Editor’s note: I’m honored to have Rachel write for our site once again for our 20th anniversary. I asked her if she would like to share a lesson she learned from her travels around the world on a bicycle, and I was shocked that she coincidentally — or not so coincidentally — shares one of the biggest lessons that I discovered on my travels around the world on a bicycle. I don’t want to spoil the surprise, so you’ll have to read this story to the end, but whether you are an avid traveler or an armchair traveler, you’ll find a lesson that you can apply to your everyday life.
“A cheetah is hunting,” our guide says; it’s 1994 in the Serengeti, Africa.
From a safari vehicle, we see a giraffe, yet our guide sees the behavior of the giraffe and knows a cheetah is in the grass hunting. Then… there… emerging from the grass is the cheetah stalking the giraffe.
To me, this is the reason to travel and the ultimate expression of Henry Miller’s quote,
One’s destination is never a place, but a new way of seeing things.
Henry Miller
In day-to-day life, one sees what one knows and what one focuses upon. Traveling in general and even better by bike, allows you to see things differently and “to see a thousand lives you might have lived.”
In preparing for my first solo tour, a goal was to look at the culture of consumerism. And then, ironically, I watched as I went about buying a new bike, new equipment and new clothes. Once on the tour, I noticed there was a tension between constant change and a longing for something familiar and routine. Every day is different, and yet it’s okay that you are wearing the same clothes. When at home, we change the clothes we wear to get variety. When I first started on tour, I watched myself develop routines amid the daily changes. Then over time, I watched as I changed those routines. (Except the routine of how I packed my panniers, I found doing that the same way, things in the same place; I was less likely to leave something behind.) Order becomes Chaos; Chaos becomes Order.

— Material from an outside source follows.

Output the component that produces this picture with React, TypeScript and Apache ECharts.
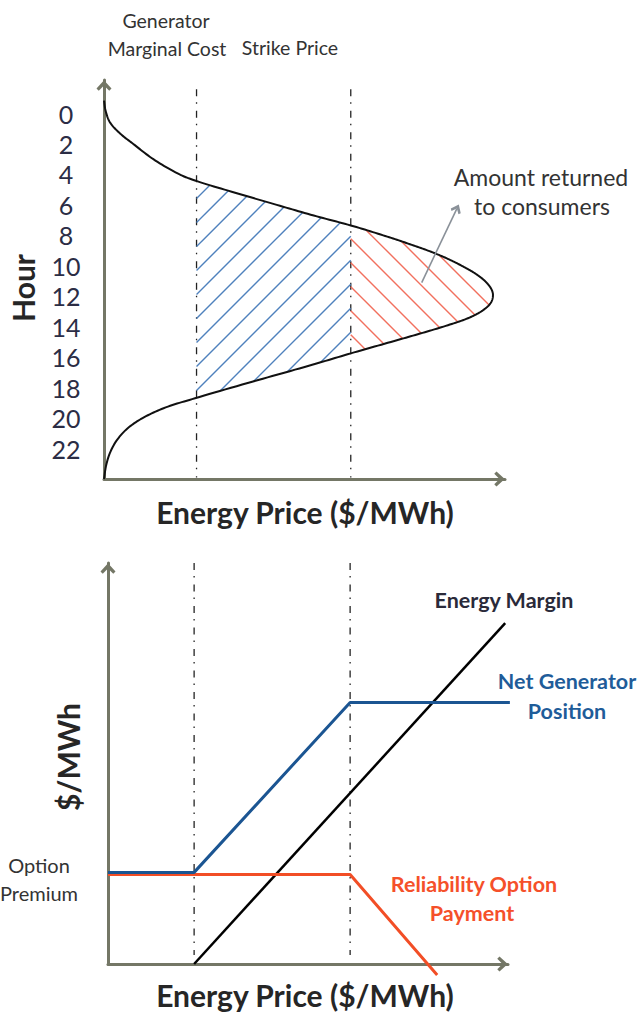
import React, { useEffect, useRef } from "react";
import * as echarts from "echarts";

// ---------- data ----------
const hourTicks = [0, 2, 4, 6, 8, 10, 12, 14, 16, 18, 20, 22];
const curveHours = [
  -0.85, -0.2, 0.57, 1.31, 2.0, 3.0, 4.0, 4.4, 5.2, 6.0, 6.7, 7.35, 8.0, 8.5, 9.0, 9.5, 10.0, 10.5, 11.0, 11.5, 11.9,
  12.4, 12.9, 13.4, 13.9, 14.45, 15.0, 15.75, 16.5, 17.5, 18.7, 19.3, 20.0, 20.7, 21.5, 22.3, 23.1, 24,
];
const curvePrices = [
  0, 0.5, 1.9, 5.2, 9.5, 16, 24.5, 29.5, 42.5, 56, 68, 80, 90.5, 98, 105, 111, 116, 120.3, 123.5, 125.5, 126.1,
  125.5, 123, 118.5, 111.5, 102.5, 93, 80, 67.5, 50, 29.5, 20, 12.5, 7.5, 4.0, 1.9, 0.7, 0,
];
const marginalCost = 30;
const strikePrice = 80;
const optionPremium = 26.5;

const energyMarginX = [30, 129.7];
const energyMarginY = [0, 99.7];
const netGenX = [2.4, 30, 80, 131.2];
const netGenY = [26.8, 26.8, 76.5, 76.5];
const relOptX = [2.4, 80, 107.9];
const relOptY = [26.2, 26.2, -3.2];

// ---------- helpers ----------
const FONT = "Lato";
const AXIS_COLOR = "#747766";
const CHEVRON = "path://M5,0 L10,5.5 L8.5,7 L5,3.5 L1.5,7 L0,5.5 Z";

// centripetal Catmull-Rom through pixel points
function ccr(pts: number[][], steps: number) {
  const n = pts.length;
  const ext = [
    [2 * pts[0][0] - pts[1][0], 2 * pts[0][1] - pts[1][1]],
    ...pts,
    [2 * pts[n - 1][0] - pts[n - 2][0], 2 * pts[n - 1][1] - pts[n - 2][1]],
  ];
  const d = (a: number[], b: number[]) => Math.max(1e-6, Math.pow(Math.hypot(b[0] - a[0], b[1] - a[1]), 0.5));
  const out: number[][] = [];
  for (let i = 1; i < ext.length - 2; i++) {
    const p0 = ext[i - 1], p1 = ext[i], p2 = ext[i + 1], p3 = ext[i + 2];
    const t0 = 0, t1 = d(p0, p1), t2 = t1 + d(p1, p2), t3 = t2 + d(p2, p3);
    for (let s = 0; s < steps; s++) {
      const t = t1 + ((t2 - t1) * s) / steps;
      const lerp = (a: number[], b: number[], ta: number, tb: number) => [
        ((tb - t) / (tb - ta)) * a[0] + ((t - ta) / (tb - ta)) * b[0],
        ((tb - t) / (tb - ta)) * a[1] + ((t - ta) / (tb - ta)) * b[1],
      ];
      const A1 = lerp(p0, p1, t0, t1), A2 = lerp(p1, p2, t1, t2), A3 = lerp(p2, p3, t2, t3);
      const B1 = lerp(A1, A2, t0, t2), B2 = lerp(A2, A3, t1, t3);
      out.push(lerp(B1, B2, t1, t2));
    }
  }
  out.push(pts[n - 1]);
  return out;
}

function region(D: number[][], xL: number, xR: number) {
  const out: number[][] = [];
  for (let i = 0; i < D.length; i++) {
    const p = D[i];
    if (i > 0) {
      const q = D[i - 1];
      for (const xc of [xL, xR]) {
        if (isFinite(xc) && (q[0] - xc) * (p[0] - xc) < 0) {
          const t = (xc - q[0]) / (p[0] - q[0]);
          out.push([xc, q[1] + t * (p[1] - q[1])]);
        }
      }
    }
    if (p[0] >= xL) out.push([Math.min(p[0], xR), p[1]]);
  }
  return out;
}

function hatch(poly: number[][], a: number, b: number, step: number, phase: number, color: string) {
  const res: any[] = [];
  if (poly.length < 3) return res;
  const fv = poly.map((p) => a * p[0] + b * p[1]);
  const mn = Math.min(...fv), mx = Math.max(...fv);
  const k0 = Math.ceil((mn - phase) / step), k1 = Math.floor((mx - phase) / step);
  for (let k = k0; k <= k1; k++) {
    const c = phase + k * step;
    const hits: number[][] = [];
    for (let i = 0; i < poly.length; i++) {
      const P = poly[i], Q = poly[(i + 1) % poly.length];
      const fP = a * P[0] + b * P[1] - c, fQ = a * Q[0] + b * Q[1] - c;
      if ((fP < 0) !== (fQ < 0)) {
        const t = fP / (fP - fQ);
        hits.push([P[0] + t * (Q[0] - P[0]), P[1] + t * (Q[1] - P[1])]);
      }
    }
    hits.sort((u, v) => u[0] - v[0]);
    for (let j = 0; j + 1 < hits.length; j += 2) {
      res.push({
        type: "line",
        shape: { x1: hits[j][0], y1: hits[j][1], x2: hits[j + 1][0], y2: hits[j + 1][1] },
        style: { stroke: color, lineWidth: 1.4 },
      });
    }
  }
  return res;
}

const pairs = (xs: number[], ys: number[]) => xs.map((x, i) => [x, ys[i]]);

function txt(text: string, x: number, y: number, size: number, color: string, bold = false, rotation = 0) {
  return {
    type: "text",
    x, y, rotation,
    style: { text, fill: color, font: `${bold ? "bold " : ""}${size}px ${FONT}`, align: "center", verticalAlign: "middle" },
  };
}

const dashDot = { color: "#222", width: 1.3, type: [7, 6, 1.5, 7] as any };

export default function App() {
  const ref = useRef<HTMLDivElement>(null);
  useEffect(() => {
    if (!ref.current) return;
    const chart = echarts.init(ref.current, undefined, { renderer: "svg" });
    const axisBase = {
      type: "value",
      axisTick: { show: false },
      axisLabel: { show: false },
      splitLine: { show: false },
    };
    const axisLineEnd = { onZero: false, lineStyle: { color: AXIS_COLOR, width: 3 }, symbol: ["none", CHEVRON], symbolSize: [15, 11], symbolOffset: [0, -5.5] };
    const option: any = {
      animation: false,
      backgroundColor: "#fff",
      grid: [
        { left: 104, right: 136, top: 80, bottom: 533, outerBoundsMode: "none" },
        { left: 108, right: 133, top: 563, bottom: 48, outerBoundsMode: "none" },
      ],
      xAxis: [
        { ...axisBase, gridIndex: 0, min: 0, max: 130, axisLine: axisLineEnd },
        { ...axisBase, gridIndex: 1, min: 2.4, max: 130.6, axisLine: axisLineEnd },
      ],
      yAxis: [
        {
          ...axisBase, gridIndex: 0, min: -2.2, max: 24, inverse: true,
          axisLine: axisLineEnd,
          axisLabel: { show: true, customValues: hourTicks, margin: 38, align: "center", verticalAlign: "middle", fontSize: 25, fontFamily: FONT, color: "#2b2d45" },
        },
        { ...axisBase, gridIndex: 1, min: 0, max: 117.3, axisLine: axisLineEnd },
      ],
      series: [
        {
          type: "custom", xAxisIndex: 0, yAxisIndex: 0, z: 3, silent: true,
          data: [[0, 0]],
          renderItem: (params: any, api: any) => {
            const pts = curveHours.map((h, i) => api.coord([curvePrices[i], h]));
            const D = ccr(pts, 12);
            const xMC = api.coord([marginalCost, 0])[0];
            const xSP = api.coord([strikePrice, 0])[0];
            const blue = region(D, xMC, xSP);
            const red = region(D, xSP, Infinity);
            return {
              type: "group",
              children: [
                ...hatch(blue, 1, 1, 24, 395, "#4f81bd"),
                ...hatch(red, 1, -1, 24, 112, "#f2705e"),
                { type: "polyline", shape: { points: D }, style: { stroke: "#111", lineWidth: 2, fill: "none" } },
              ],
            };
          },
        },
        {
          type: "line", xAxisIndex: 0, yAxisIndex: 0, z: 2, symbol: "none",
          data: [[marginalCost, -1.6], [marginalCost, 23.9]], lineStyle: dashDot,
        },
        {
          type: "line", xAxisIndex: 0, yAxisIndex: 0, z: 2, symbol: "none",
          data: [[strikePrice, -1.6], [strikePrice, 23.9]], lineStyle: dashDot,
        },
        {
          type: "line", xAxisIndex: 0, yAxisIndex: 0, z: 4, symbol: "none", data: [],
          markLine: {
            silent: true, symbol: ["none", CHEVRON], symbolSize: [11, 9], label: { show: false },
            lineStyle: { color: "#8a9199", width: 1.6, type: "solid" },
            data: [[{ coord: [103, 11.1] }, { coord: [114.4, 6.24] }]],
          },
        },
        {
          type: "line", xAxisIndex: 1, yAxisIndex: 1, z: 2, symbol: "none",
          data: [[marginalCost, 117.3], [marginalCost, 2.6]], lineStyle: dashDot,
        },
        {
          type: "line", xAxisIndex: 1, yAxisIndex: 1, z: 2, symbol: "none",
          data: [[strikePrice, 117.3], [strikePrice, 2.6]], lineStyle: dashDot,
        },
        {
          type: "line", xAxisIndex: 1, yAxisIndex: 1, z: 2, symbol: "none", clip: false,
          data: [[-6.4, optionPremium], [1.2, optionPremium]], lineStyle: { color: "#666", width: 1.2, type: [5, 4] },
        },
        {
          type: "line", xAxisIndex: 1, yAxisIndex: 1, z: 3, symbol: "none", clip: false,
          data: pairs(energyMarginX, energyMarginY), lineStyle: { color: "#000", width: 2.5 },
        },
        {
          type: "line", xAxisIndex: 1, yAxisIndex: 1, z: 4, symbol: "none", clip: false,
          data: pairs(relOptX, relOptY), lineStyle: { color: "#f24e26", width: 3 },
        },
        {
          type: "line", xAxisIndex: 1, yAxisIndex: 1, z: 5, symbol: "none", clip: false,
          data: pairs(netGenX, netGenY), lineStyle: { color: "#1b5592", width: 3 },
        },
      ],
      graphic: [
        txt("Generator", 166, 20, 19.5, "#333"),
        txt("Marginal Cost", 167, 48, 19.5, "#333"),
        txt("Strike Price", 290, 47, 19.5, "#333"),
        txt("Amount returned", 541, 177, 23, "#333"),
        txt("to consumers", 542, 206, 23, "#333"),
        txt("Hour", 23, 288, 30, "#262626", true, Math.PI / 2),
        txt("Energy Price ($/MWh)", 305, 512, 30, "#262626", true),
        txt("Energy Margin", 504, 600, 21.5, "#2a2a3a", true),
        txt("Net Generator", 567, 681, 21.5, "#1f5c99", true),
        txt("Position", 567, 711, 21.5, "#1f5c99", true),
        txt("Reliability Option", 474, 884, 21.5, "#f5502a", true),
        txt("Payment", 472, 913, 21.5, "#f5502a", true),
        txt("Option", 39, 865, 20, "#333"),
        txt("Premium", 39, 893, 20, "#333"),
        txt("$/MWh", 68, 757, 30, "#262626", true, Math.PI / 2),
        txt("Energy Price ($/MWh)", 305, 995, 30, "#262626", true),
      ],
    };
    chart.setOption(option);
    return () => chart.dispose();
  }, []);
  return <div ref={ref} style={{ position: "fixed", left: 0, top: 0, width: 641, height: 1012 }} />;
}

After a year cycling solo, I met up with a Dutchman in Africa, and we decided to spend nine months cycling together from Capetown to Nairobi. That was an interesting transition now cycling with someone. Though nice to share the decisions and tasks, it was not always easy. We divided the best way to share tasks by our skills and melded two different styles of cycling. We cycle alone, yet together, always within sight of each other, we ride our own pace. Married in 1995, we did a 5-week “honeymoon” ride through Glacier and Yellowstone National Parks. This was another transition, no longer independent cyclists, we were now committed to staying together. Over the years with another three tours, we have honed our routine of setting up and breaking camp.

When cycling in Africa, I saw how we in the Western world have a billion-dollar recreational industry for people to go live and play outside, and cook over an open fire. In Zambia, staying at an old British resort, we were eating in the restaurant when the lights went out and candles were lit out of necessity. At home, we would have chosen to turn the lights out, light a candle and called it a romantic dinner. On tour, we were choosing to ride our bikes for “fun” whereas the bicycle in Africa is transportation. We are doing the same things yet with a different intention.
Our favorite quote explains the beauty of bicycle touring perfectly:
Go fast enough to get there, but slow enough to see.
Jimmy Buffet
Traveling by bike is the ultimate freedom. On a bike, you become part of the scenery; the landscape is not framed by a window. Slowly, you see snapshots of people’s daily lives and can interact with them. The day gets down to basics of where to: eat, find water, and sleep… then chores like laundry every few days.
The excitement of travel and knowing that home is there to return to, allows us to be fully immersed in where we are in the moment. The advent of the internet, social media, and Skype has changed this. We now have instant contact with our neighbors and family—there is always a tiny thread that keeps us connected. The key is to see where you are and not compare it to where you were. “This isn’t any better than that, only different.”
Each time that we have ended a trip, we are left with wanting to do more. People ask, “Do you get homesick?” The counter to being homesick is what happens when you do go home after a long tour — the travel bug or, worse, culture shock. When you first take off on an extended tour, it takes a few months to shift realities: from the feeling you are only on vacation, to where being on the road becomes your new reality. The reverse happens once the tour ends: one may long to be on the road again, but the cure to the travel bug is to see your own backyard through the eyes of the traveler.
We often think travel means going far away to exotic places and we miss what is in our own backyards.